Hi Roro again
Neither have I said "Boku wa ringo-o ooini suku" in my life. I usually say "Boku wa ringo ga totemo suki desu". As far as I understand, "suki desu" is a polite form of "suki de aru" where "suki" is the 'ad-verbal' form of a na-adjective "suki-na", which in turn comes from the verb "suku". It is true the use of the verb "suku" is getting obsolete in our language but still we can find many writings that use the verb "suku". For example, Oogai Mori wrote "otto o hidoku suku tsuma" ("a wife who abnormally loves her husband").
I too hadn't thought much about the grammar of the Japanese language before I joined in an online forum where Japanese language learning people from foreign countries and English learning Japanese people exchanged their language knowledge. Talking with foreign people, I noticed I didn't know about the grammar of our language much enough to explain to the Japanese learners why I say what I am saying. This experience inspired my desire to learn more about Japanese and English, though such language knowledge doesn't do with my real life (I am merely a college professor of an engineering field).

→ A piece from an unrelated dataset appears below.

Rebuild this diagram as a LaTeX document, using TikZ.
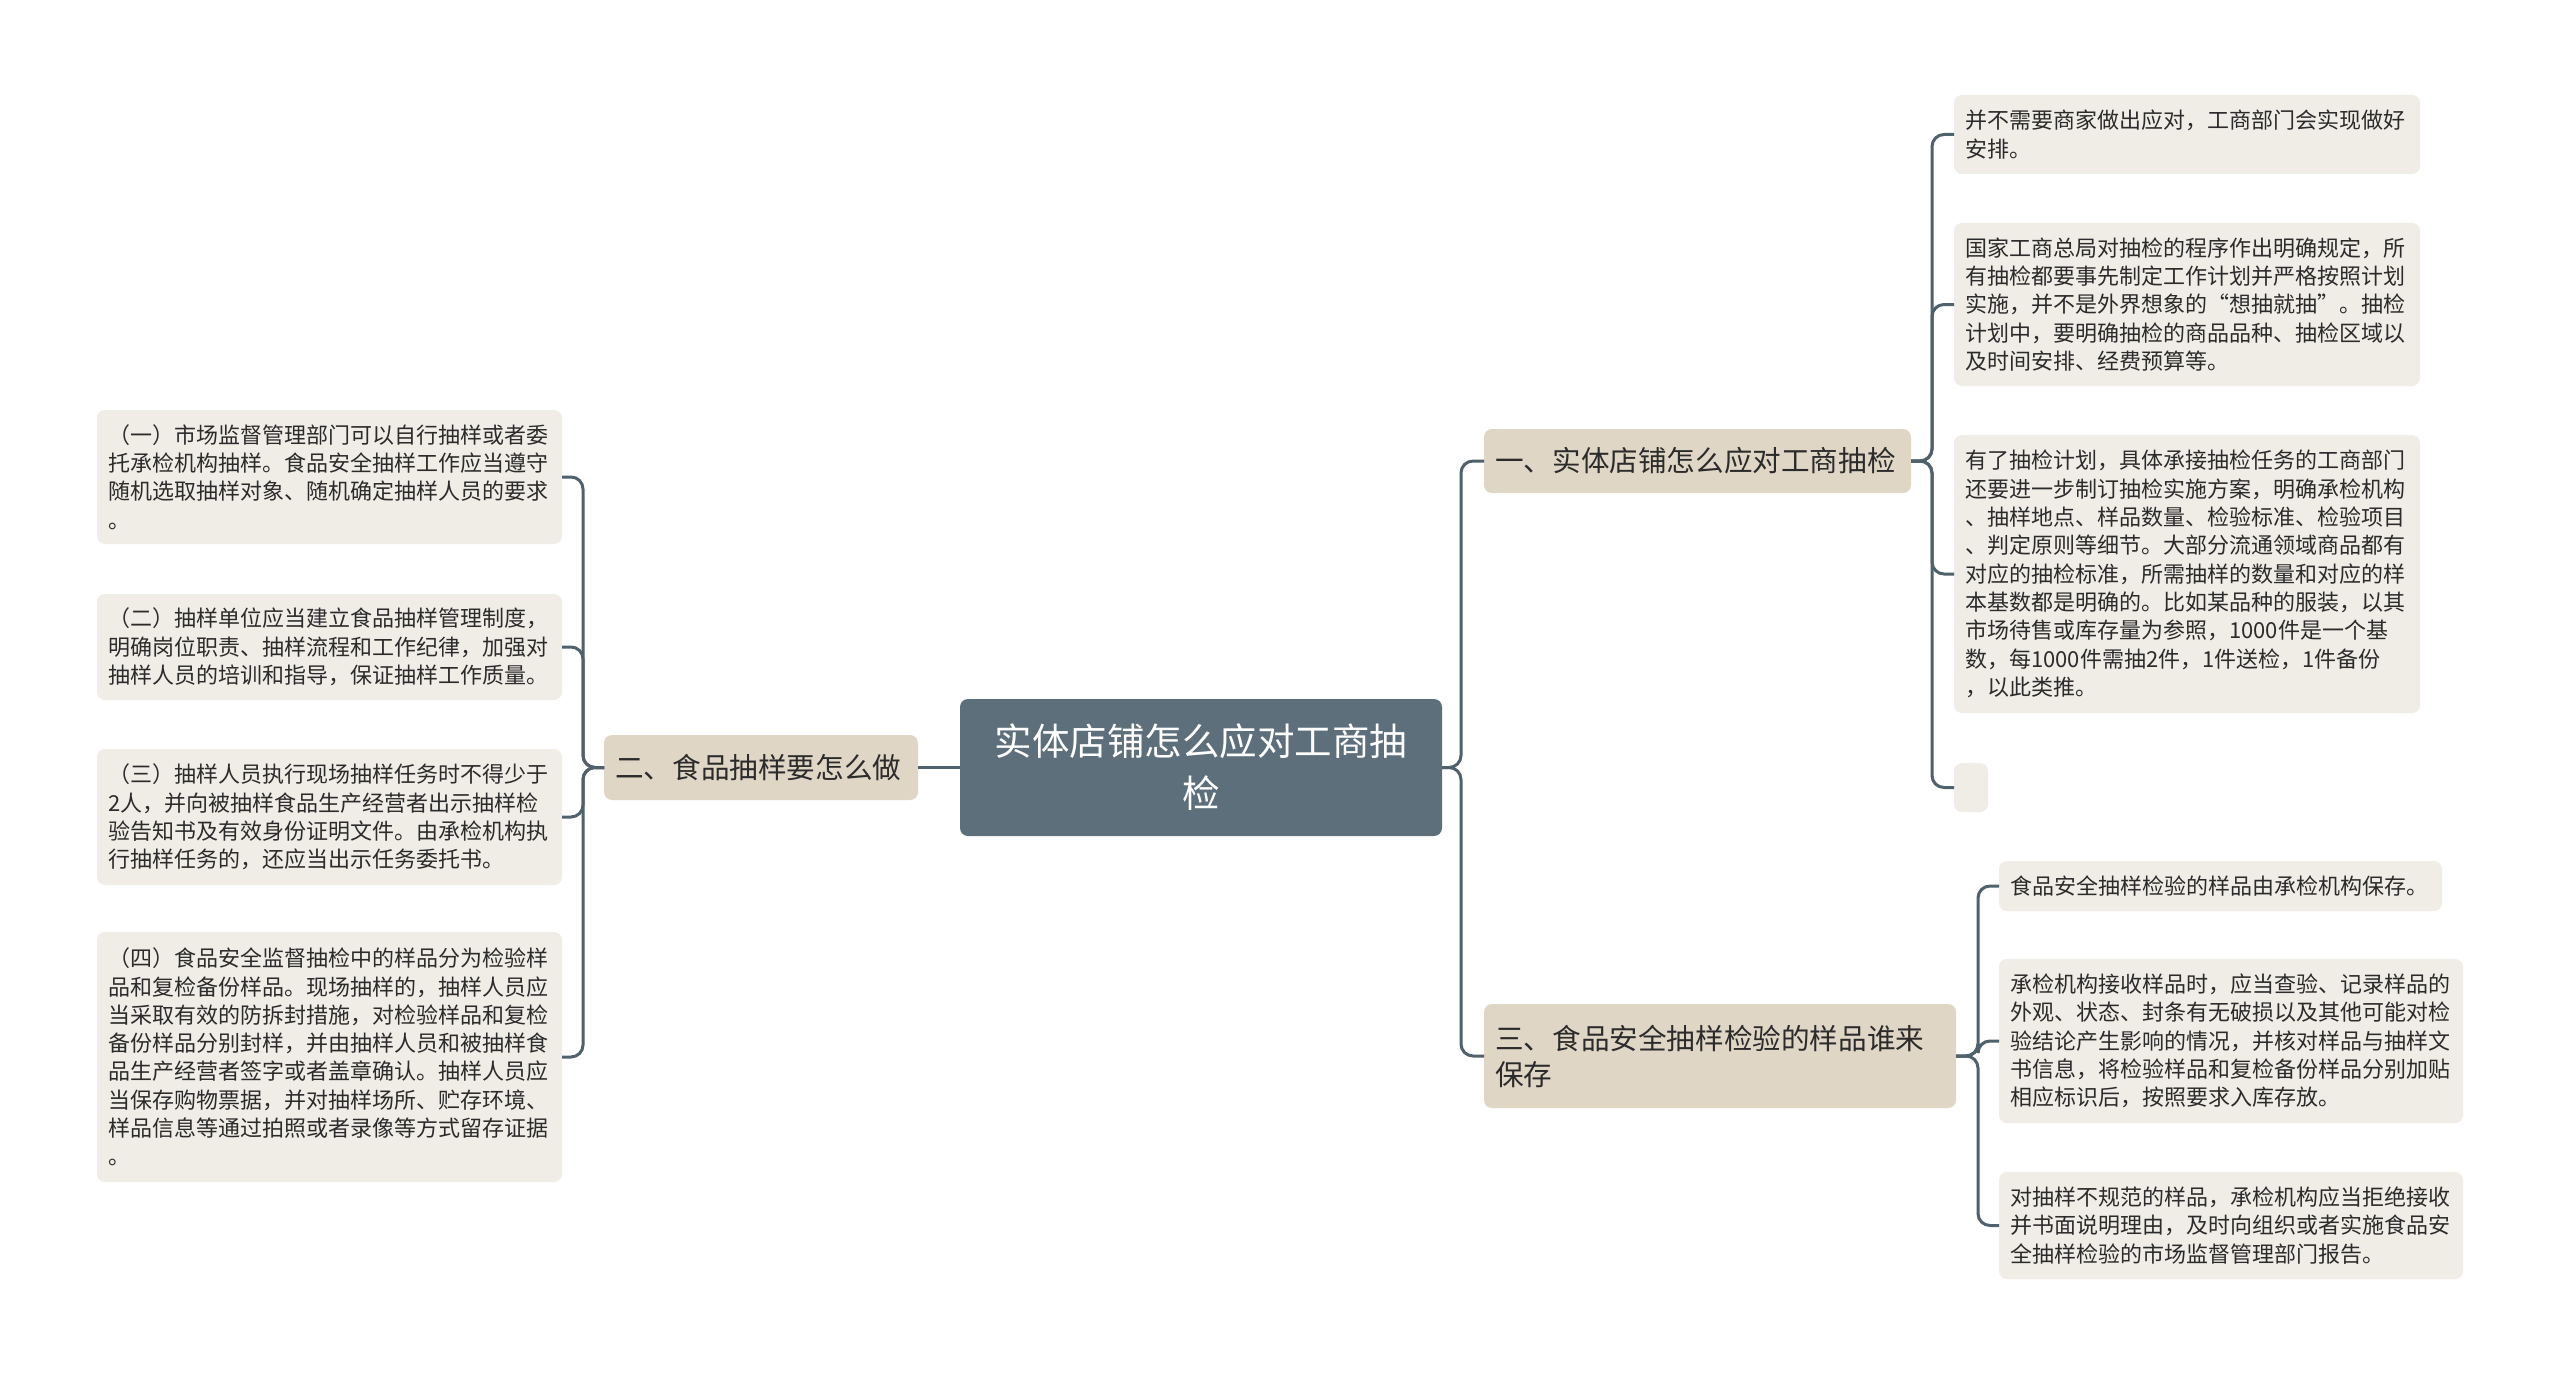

As you know well, English and Japanese are really foreign each other in their structures. But still we could come across many similarities in the trivial collocations of the two languages. "At all" ("zenzen"/"mattaku") will be a good example. "I don't think the two are different at all" can be quite naturally put into Japanese "Buku wa sono futatsu ga mattaku chigau to-wa omowa nai." Don't you agree? As for the affirmative use of English "at all", OED says that indeed "at all" was once used affirmatively. It says: "This affirmative use, although it has disappeared from speech at the formal level, lives on in Irish dialect and in colloquial speech in certain parts of America, especially after a superlative, as in the sentence 'We had the best time at all'".
Speaking about the semantic difference between verbal and adjectival intensifiers, I feel "greatly" (English "very much" and Japanese "ooini") better fits to verbs, and "truly" or "unusually" (English "very" and Japanese "totemo") fits better to adjectives. To me, "She is truly/unusually pretty" sounds natural but not "She is greatly pretty". How about to you?